Functional characterization revealed that the five prognostic genes were strongly correlated with immune response pathways. Specifically, Membrane spanning 4 domains A1 (MS4A1) and RHOV showed significant positive correlations with immune-related pathways (Supplementary Fig. S5A). The functional annotation was quantified for each TCGA-LUAD sample and represented as a distribution heat map (Supplementary Fig. S5B).

Analysis revealed that in the TME of high-risk group, stromal and immune components were more lower, while tumor component was more higher (Fig. 8A–D). The complex heatmap illustrated the differential infiltration of multiple immune cells across risk groups (Fig. 8E). Nearly all immune cells exhibited differential enrichment in the TME of the risk groups. Additionally, a majority of immune checkpoints were significantly elevated in the low-risk group (Fig. 8F).

We divided patients from the IMvigor210 and GSE78220 cohorts into high- and low-risk groups. Patients in high-risk group exhibited worse prognosis (IMvigor210: p < 0.0001; GSE78220: p = 0.036, Fig. 9A,F). In the IMvigor210 cohort, the overall risk scores of patients with complete response (CR) or partial response (PR) were significantly lower compared to those with progressive disease (PD) and stable disease (SD) (Fig. 9B). The percentage of patients with PD/SD was also higher in the high-risk group compared to the low-risk group (85% vs. 70%, Fig. 9C). Besides, the predictive risk model was more sensitive in forecasting the prognosis of patients with early-stage disease (Fig. 9D,E). In the GSE78220 cohort, no significant difference in risk scores was observed between patients with PD and those with CR/PR (Fig. 9G). The percentage of patients with PD was significantly higher in the high-risk group compared to the low-risk group (57% vs. 38%, Fig. 9H). These results indicate that the prognostic signature effectively predicts the immunotherapy response in patients with LUAD.
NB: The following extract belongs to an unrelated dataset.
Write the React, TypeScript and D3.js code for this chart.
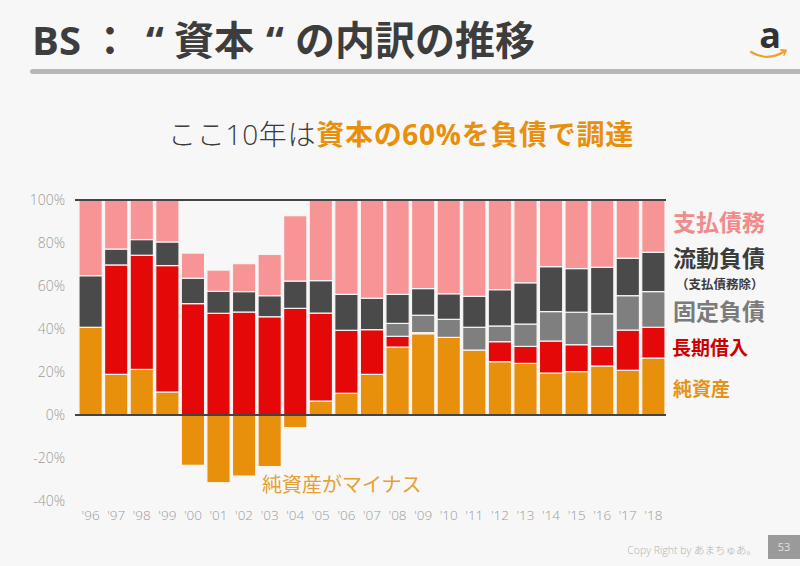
import React from "react";
import * as d3 from "d3";

const years = ["'96","'97","'98","'99","'00","'01","'02","'03","'04","'05","'06","'07","'08","'09","'10","'11","'12","'13","'14","'15","'16","'17","'18"];
const netAssets = [40.8,18.9,21.2,10.7,-23.4,-31.5,-28.4,-24.0,-5.9,6.5,10.1,18.9,31.6,37.8,36.1,30.2,24.8,24.0,19.5,20.2,22.8,20.8,26.5];
const longTermDebt = [0,50.9,53.1,58.8,51.8,47.3,47.9,45.7,49.6,40.9,29.3,20.8,5.0,0.5,0,0,9.3,7.9,14.9,12.5,9.1,18.7,14.3];
const fixedLiabilities = [0,0,0,0,0,0,0,0,0,0,0,0,6.0,8.1,8.4,10.6,7.3,10.4,13.7,15.1,15.2,16.0,16.6];
const currentLiabilities = [24.0,7.4,7.3,11.0,11.8,10.2,9.5,9.8,12.7,15.1,16.7,14.6,13.5,12.4,11.9,14.4,16.9,19.2,20.9,20.3,21.6,17.4,18.3];
const payables = [35.2,22.8,18.4,19.5,11.7,9.9,13.0,19.2,30.4,37.5,43.9,45.7,43.9,41.2,43.6,44.8,41.7,38.5,31.0,31.9,31.3,27.1,24.3];
const yTicks = [-40,-20,0,20,40,60,80,100];

const seriesKeys = ["netAssets","longTermDebt","fixedLiabilities","currentLiabilities","payables"];
const seriesColors: Record<string,string> = {
  netAssets: "#e8900c",
  longTermDebt: "#e50808",
  fixedLiabilities: "#7f7f7f",
  currentLiabilities: "#4a4a4a",
  payables: "#f79596",
};

export default function App() {
  const rows = years.map((y, i) => ({
    year: y,
    netAssets: netAssets[i],
    longTermDebt: longTermDebt[i],
    fixedLiabilities: fixedLiabilities[i],
    currentLiabilities: currentLiabilities[i],
    payables: payables[i],
  }));
  const stack = d3.stack<any>().keys(seriesKeys).offset(d3.stackOffsetDiverging);
  const layers = stack(rows);

  const x = d3.scaleBand<string>().domain(years).range([77.7, 666.3]).paddingInner(0.09).paddingOuter(0.05);
  const y = d3.scaleLinear().domain([-40, 100]).range([501, 200]);

  const axisX0 = 75;
  const axisX1 = 666;
  const titleFont = "'Open Sans', 'Noto Sans CJK JP', sans-serif";

  return (
    <svg width={800} height={566} style={{ position: "absolute", left: 0, top: 0, display: "block" }}
      fontFamily="'Open Sans', 'Noto Sans CJK JP', sans-serif">
      <rect x={0} y={0} width={800} height={566} fill="#f7f7f7" />
      {/* Title */}
      <text y={55} fontSize={40} fontWeight={700} fill="#3d3d3d" fontFamily={titleFont}>
        <tspan x={32}>BS</tspan>
        <tspan x={90}>：</tspan>
        <tspan x={146}>“</tspan>
        <tspan x={174}>資本</tspan>
        <tspan x={266}>“</tspan>
        <tspan x={295}>の内訳の推移</tspan>
      </text>
      <rect x={30} y={69} width={790} height={5} rx={2.5} fill="#b7b7b7" />
      {/* Amazon logo */}
      <text x={770} y={48} fontSize={36} fontWeight={700} fill="#333" textAnchor="middle"
        fontFamily="'Open Sans', sans-serif">a</text>
      <path d="M751,52 Q768,62 785,51" fill="none" stroke="#f0a030" strokeWidth={2.2} strokeLinecap="round" />
      <path d="M781,50 L786,50.5 L784,55" fill="none" stroke="#f0a030" strokeWidth={1.8} strokeLinecap="round" />

      {/* Subtitle */}
      <text x={401} y={145} fontSize={28} letterSpacing={0.7} textAnchor="middle" fill="#3a3a3a"
        fontFamily="'Open Sans', 'Noto Sans CJK JP', sans-serif">
        <tspan fontWeight={300}>ここ10年は</tspan>
        <tspan fontWeight={700} fill="#e8900c">資本の60%を負債で調達</tspan>
      </text>

      {/* Bars */}
      {layers.map((layer) => (
        <g key={layer.key}>
          {layer.map((d: any, i: number) => {
            const v = (rows[i] as any)[layer.key];
            if (!v) return null;
            const y0 = y(d[0]);
            const y1 = y(d[1]);
            return (
              <rect key={i} x={x(years[i])} width={x.bandwidth()} y={Math.min(y0, y1)}
                height={Math.abs(y1 - y0)} fill={seriesColors[layer.key]}
                stroke="#f5f5f5" strokeWidth={1.2} />
            );
          })}
        </g>
      ))}

      {/* Axis lines */}
      <line x1={axisX0} x2={axisX1} y1={y(100)} y2={y(100)} stroke="#444" strokeWidth={2} />
      <line x1={axisX0} x2={axisX1} y1={y(0)} y2={y(0)} stroke="#444" strokeWidth={2} />

      {/* Y tick labels */}
      {yTicks.map((t) => (
        <text key={t} x={65} y={y(t) + 5} fontSize={14} fontWeight={300} fill="#9a9a9a" textAnchor="end">{t}%</text>
      ))}
      {/* X tick labels */}
      {years.map((yr) => (
        <text key={yr} x={(x(yr) as number) + x.bandwidth() / 2} y={520} fontSize={13.5} fontWeight={300}
          fill="#9a9a9a" textAnchor="middle">{yr}</text>
      ))}

      {/* Annotation */}
      <text x={262} y={492} fontSize={20} fontWeight={400} fill="#e6a034"
        fontFamily="'Noto Sans CJK JP', sans-serif">純資産がマイナス</text>

      {/* Legend */}
      <g fontFamily="'Noto Sans CJK JP', sans-serif" fontWeight={700}>
        <text x={673} y={231} fontSize={23} fill="#f08a8b">支払債務</text>
        <text x={673} y={267} fontSize={23} fill="#3c3c3c">流動負債</text>
        <text x={676} y={289} fontSize={12.5} fill="#3c3c3c">（支払債務除）</text>
        <text x={673} y={320} fontSize={23} fill="#7b7b7b">固定負債</text>
        <text x={672} y={355} fontSize={19} fill="#cc0000">長期借入</text>
        <text x={673} y={396} fontSize={19} fill="#e39318">純資産</text>
      </g>

      {/* Footer */}
      <text x={757} y={554} fontSize={10.5} fontWeight={300} fill="#b0b0b0" textAnchor="end">Copy Right by あまちゅあ。</text>
      <rect x={768} y={535} width={32} height={24} fill="#9a9a9a" />
      <text x={784} y={551} fontSize={11} fill="#e0e0e0" textAnchor="middle">53</text>
    </svg>
  );
}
To further investigate the five prognostic genes, we scored each gene in MUT LUAD and WT LUAD using five scoring algorithms. The total score (Scoring) for each cell was calculated as the sum of these scoring algorithms (Supplementary Fig. S6A). The results revealed significant differences in Scoring among several cell types between MUT LUAD and WT LUAD (Supplementary Fig. S6B). Notably, the Scoring of epithelial cells was significantly higher in MUT LUAD compared to WT LUAD. Given that LUAD derives from the bronchial mucosa, we focused on epithelial cells for subsequent analyses. HighRisk and LowRisk epithelial cells were classified and distinct intercellular communication pattern was observed between these two subtypes (Fig. 10A). Stronger signaling pattern was determined in LowRisk epithelial cells compared to HighRisk ones (Fig. 10B). Additionally, as the trajectory evolved, RHOV expression was gradually upregulated, while Keratin 6A (KRT6A) expression was gradually downregulated (Supplementary Fig. S6C, Fig. 10C).

Given the progressively elevated expression of RHOV during the evolution trajectory of lung epithelial cells, subsequent functional experiments focused on RHOV. Western blot assay confirmed that both siRNA1 and siRNA2 effectively reduced RHOV protein expression (Fig. 11A). CCK8 assay demonstrated that silencing RHOV impaired the proliferative capabilities of A549 and H1299 cells (Fig. 11B). Consistent results from transwell and wound healing assays indicated decreased capabilities of migration and invasion in A549 and H1299 cells upon downregulation of RHOV (Fig. 11C–F). These findings provided compelling evidence for RHOV as a pivotal gene during LUAD progression.